Skip all pictures, then copy the lines from the start of the data through the line with "Chart.register(...registerables);", keeping both ends.

[Start of Data entries]

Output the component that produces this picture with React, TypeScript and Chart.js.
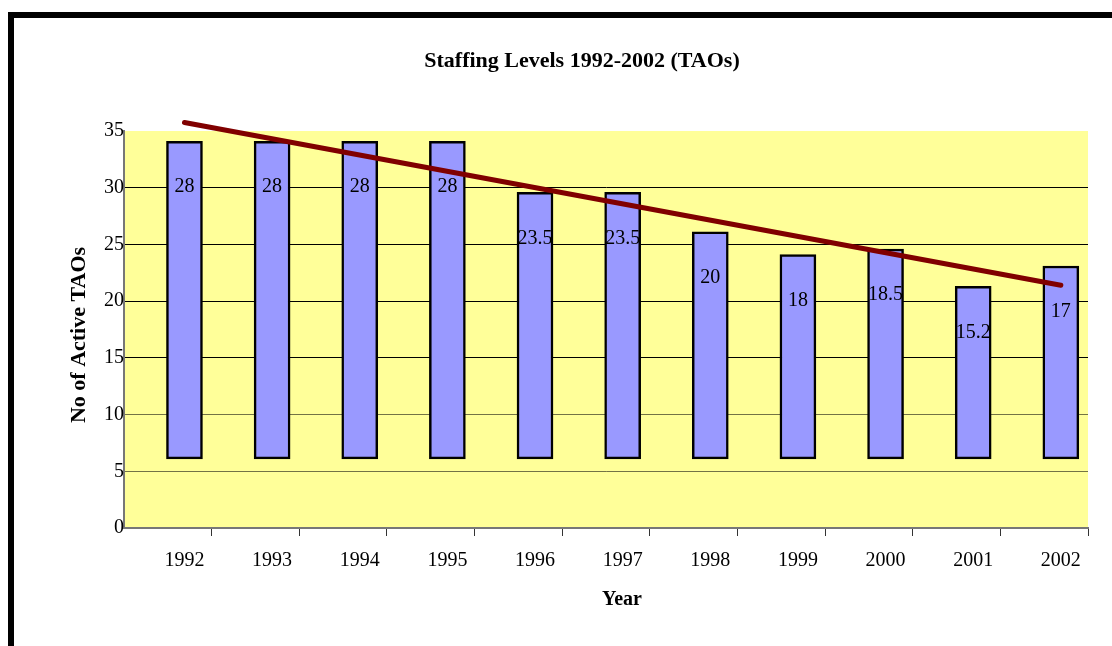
import React, { useEffect, useRef } from "react";
import { Chart, registerables } from "chart.js";

Chart.register(...registerables);

// ---- data ----
const years: string[] = ["1992", "1993", "1994", "1995", "1996", "1997", "1998", "1999", "2000", "2001", "2002"];
const activeTAOs: number[] = [28, 28, 28, 28, 23.5, 23.5, 20, 18, 18.5, 15.2, 17];
const barBase = 6.1; // bars float on this baseline in the original
const trendStart = 35.75; // trend line value at 1992
const trendEnd = 21.4; // trend line value at 2002
const yTicks: number[] = [0, 5, 10, 15, 20, 25, 30, 35];

const chartTitle = "Staffing Levels 1992-2002 (TAOs)";
const yTitle = "No of Active TAOs";
const xTitle = "Year";

const SERIF = "'Liberation Serif', 'Times New Roman', serif";

export default function App() {
  const ref = useRef<HTMLCanvasElement | null>(null);

  useEffect(() => {
    const canvas = ref.current;
    if (!canvas) return;

    const framePlugin = {
      id: "frame",
      beforeDraw(chart: any) {
        const { ctx, chartArea } = chart;
        ctx.save();
        ctx.fillStyle = "#ffffff";
        ctx.fillRect(0, 0, chart.width, chart.height);
        ctx.fillStyle = "#000000";
        ctx.fillRect(8, 12, 6, chart.height - 12);
        ctx.fillRect(8, 12, chart.width - 8, 6);
        ctx.fillStyle = "#FFFF99";
        ctx.fillRect(chartArea.left, chartArea.top, chartArea.right - chartArea.left, chartArea.bottom - chartArea.top);
        ctx.restore();
      },
      afterDraw(chart: any) {
        const { ctx } = chart;
        ctx.save();
        ctx.fillStyle = "#000";
        ctx.textAlign = "center";
        ctx.textBaseline = "middle";
        ctx.font = `bold 22px ${SERIF}`;
        ctx.fillText(chartTitle, 582, 61);
        ctx.font = `bold 20px ${SERIF}`;
        ctx.fillText(xTitle, 622, 600);
        ctx.translate(79, 335);
        ctx.rotate(-Math.PI / 2);
        ctx.font = `bold 22px ${SERIF}`;
        ctx.fillText(yTitle, 0, 0);
        ctx.restore();
      },
    };

    const labelPlugin = {
      id: "barLabels",
      afterDatasetsDraw(chart: any) {
        const meta = chart.getDatasetMeta(0);
        const { ctx } = chart;
        ctx.save();
        ctx.fillStyle = "#000";
        ctx.font = `20px ${SERIF}`;
        ctx.textAlign = "center";
        ctx.textBaseline = "middle";
        meta.data.forEach((el: any, i: number) => {
          ctx.fillText(String(activeTAOs[i]), el.x, el.y + 46);
        });
        ctx.restore();
      },
    };

    const xMin = -0.69;
    const xMax = 10.31;

    const chart = new Chart(canvas, {
      type: "bar",
      data: {
        datasets: [
          {
            type: "bar",
            label: "TAOs",
            data: activeTAOs.map((v, i) => ({ x: i, y: [barBase, barBase + v] })) as any,
            backgroundColor: "#9999FF",
            borderColor: "#000000",
            borderWidth: 2.5,
            borderSkipped: false,
            barThickness: 36,
            order: 1,
          },
          {
            type: "line",
            label: "Trend",
            data: [
              { x: 0, y: trendStart },
              { x: years.length - 1, y: trendEnd },
            ],
            borderColor: "#800000",
            borderWidth: 5,
            borderCapStyle: "round",
            pointRadius: 0,
            fill: false,
            clip: false,
            order: 0,
          } as any,
        ],
      },
      options: {
        responsive: false,
        animation: false,
        layout: { padding: { top: 131, right: 24, left: 0, bottom: 0 } },
        plugins: {
          legend: { display: false },
          tooltip: { enabled: false },
          title: { display: false },
        },
        scales: {
          x: {
            type: "linear",
            offset: false,
            min: xMin,
            max: xMax,
            afterBuildTicks(scale: any) {
              const t: any[] = [];
              for (let i = 0; i < years.length; i++) {
                t.push({ value: i });
                t.push({ value: i + 0.31 });
              }
              scale.ticks = t;
            },
            afterFit(scale: any) {
              scale.height = 118;
            },
            ticks: {
              autoSkip: false,
              maxRotation: 0,
              minRotation: 0,
              padding: 13,
              color: "#000",
              font: { family: SERIF, size: 20 },
              callback(value: any) {
                const v = Number(value);
                return Number.isInteger(v) ? years[v] : "";
              },
            },
            grid: {
              offset: false,
              drawOnChartArea: false,
              drawTicks: true,
              tickLength: 8,
              tickColor: (ctx: any) =>
                ctx.tick && Number.isInteger(ctx.tick.value) ? "rgba(0,0,0,0)" : "#333",
              tickWidth: 1,
            },
            border: { display: true, color: "#777", width: 2 },
          },
          y: {
            type: "linear",
            min: 0,
            max: 35,
            afterBuildTicks(scale: any) {
              scale.ticks = yTicks.map((v) => ({ value: v }));
            },
            afterFit(scale: any) {
              scale.width = 124;
            },
            ticks: {
              padding: 0,
              color: "#000",
              font: { family: SERIF, size: 20 },
            },
            grid: {
              drawTicks: false,
              lineWidth: 1,
              color: (ctx: any) => {
                const v = ctx.tick ? ctx.tick.value : 0;
                if (v === 0 || v === 35) return "rgba(0,0,0,0)";
                if (v <= 10) return "rgba(0,0,0,0.55)";
                return "#000";
              },
            },
            border: { display: true, color: "#777", width: 2 },
          },
        },
      },
      plugins: [framePlugin, labelPlugin],
    } as any);

    return () => chart.destroy();
  }, []);

  return (
    <div style={{ position: "fixed", left: 0, top: 0, width: 1112, height: 646 }}>
      <canvas ref={ref} width={1112} height={646} style={{ display: "block" }} />
    </div>
  );
}
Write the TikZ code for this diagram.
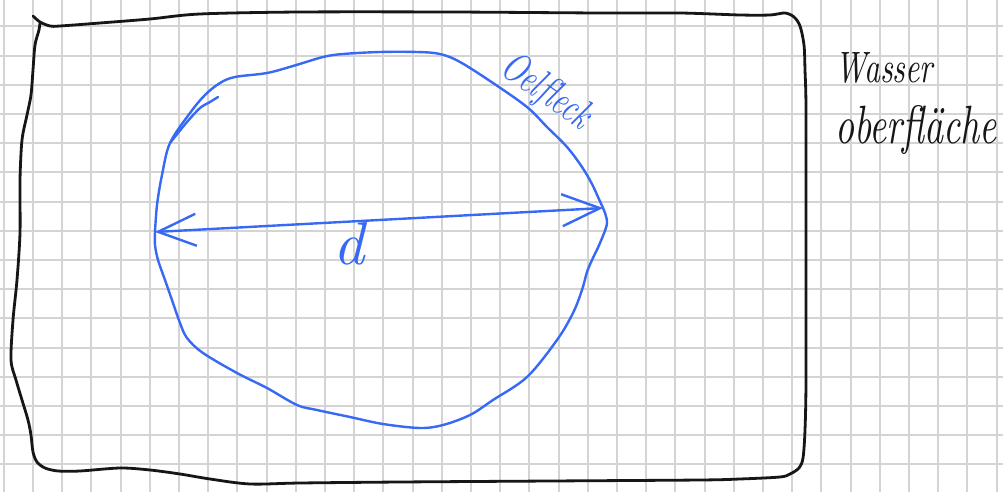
\documentclass[tikz,border=0pt]{standalone}
\usepackage{fontspec}
\usetikzlibrary{arrows.meta}
\definecolor{pen}{RGB}{55,105,245}
\definecolor{ink}{RGB}{22,22,22}
\definecolor{gridc}{RGB}{212,212,212}
\begin{document}
\begin{tikzpicture}[x=1pt,y=-1pt, line cap=round, line join=round,
  gridline/.style={gridc,line width=2pt},
  border/.style={ink,line width=2.8pt},
  blob/.style={pen,line width=2.4pt},
  hand/.style={inner sep=0pt},
  barbs/.style={{Straight Barb[length=38pt,width=32pt]}-{Straight Barb[length=38pt,width=32pt]}}]
\useasboundingbox (0,0) rectangle (1003,492);
\fill[white] (0,0) rectangle (1003,492);
% squared paper
\foreach \i in {0,...,34} \draw[gridline] ({3.8+29.2*\i},0) -- ({3.8+29.2*\i},492);
\foreach \j in {0,...,15} \draw[gridline] (0,{26.4+29.2*\j}) -- (1003,{26.4+29.2*\j});
% water surface border
\draw[border] plot[smooth, tension=0.5] coordinates {
  (33,16) (40,22) (50,26) (60,26) (100,23) (150,19) (200,14) (300,12) (450,12)
  (600,13) (680,13) (740,15) (770,15) (785,13) (794,17) (800,26) (804,45)
  (805,70) (806,110) (806,250) (806,380) (805,430) (803,458) (799,468) (790,474)
  (780,477) (740,479) (700,480) (550,481) (400,482) (300,483) (250,484) (210,479)
  (180,474) (150,470) (120,468) (80,471) (58,471) (45,468) (37,462) (33,452)
  (31,435) (28,420) (22,400) (16,380) (11,360) (13,320) (17,280) (20,233) (20,180)
  (22,140) (27,115) (31,95) (33,70) (35,45) (39,30) (40,23)};
% oil spot
\coordinate (dl) at (155,232);
\coordinate (dr) at (603,208);
\draw[blob] plot[smooth, tension=0.55] coordinates {
  (155,232) (157,205) (162,175) (170,143) (190,113) (205,95) (220,83) (235,77)
  (267,73) (293,66) (323,57) (343,54) (380,52) (417,52) (440,54) (460,62)
  (493,83) (527,107) (547,127) (567,147) (582,167) (592,184) (598,197) (603,208)};
\draw[blob] plot[smooth, tension=0.55] coordinates {
  (603,208) (607,223) (600,243) (592,260) (587,272) (582,290) (573,313) (557,340)
  (527,377) (493,400) (470,415) (443,425) (420,428) (383,424) (350,417) (317,410)
  (297,405) (267,388) (237,373) (203,353) (187,338) (180,323) (173,303) (165,280)
  (158,260) (155,245) (155,232)};
\draw[blob] plot[smooth, tension=0.5] coordinates {(170,143) (187,122) (200,108) (210,102) (218,97)};
% diameter
\draw[blob, barbs] (dl) -- (dr);
% labels
\node[hand, pen, anchor=center] (d) at (351,244) {\resizebox{34pt}{42pt}{\textit{d}}};
\node[hand, pen, anchor=base west, rotate=-35] (oel) at (498,72) {\resizebox{102pt}{30pt}{\textit{Oelfleck}}};
\node[hand, ink, anchor=base west] (w1) at (835,83) {\resizebox{100pt}{30pt}{\textit{Wasser}}};
\node[hand, ink, anchor=base west] (w2) at (835,143) {\resizebox{162pt}{38pt}{\textit{oberfläche}}};
\end{tikzpicture}
\end{document}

[End of Data entries]

Answer to this exercise.
Output the component that produces this picture with React, TypeScript and Chart.js.
import React, { useEffect, useRef } from "react";
import { Chart, registerables } from "chart.js";

Chart.register(...registerables);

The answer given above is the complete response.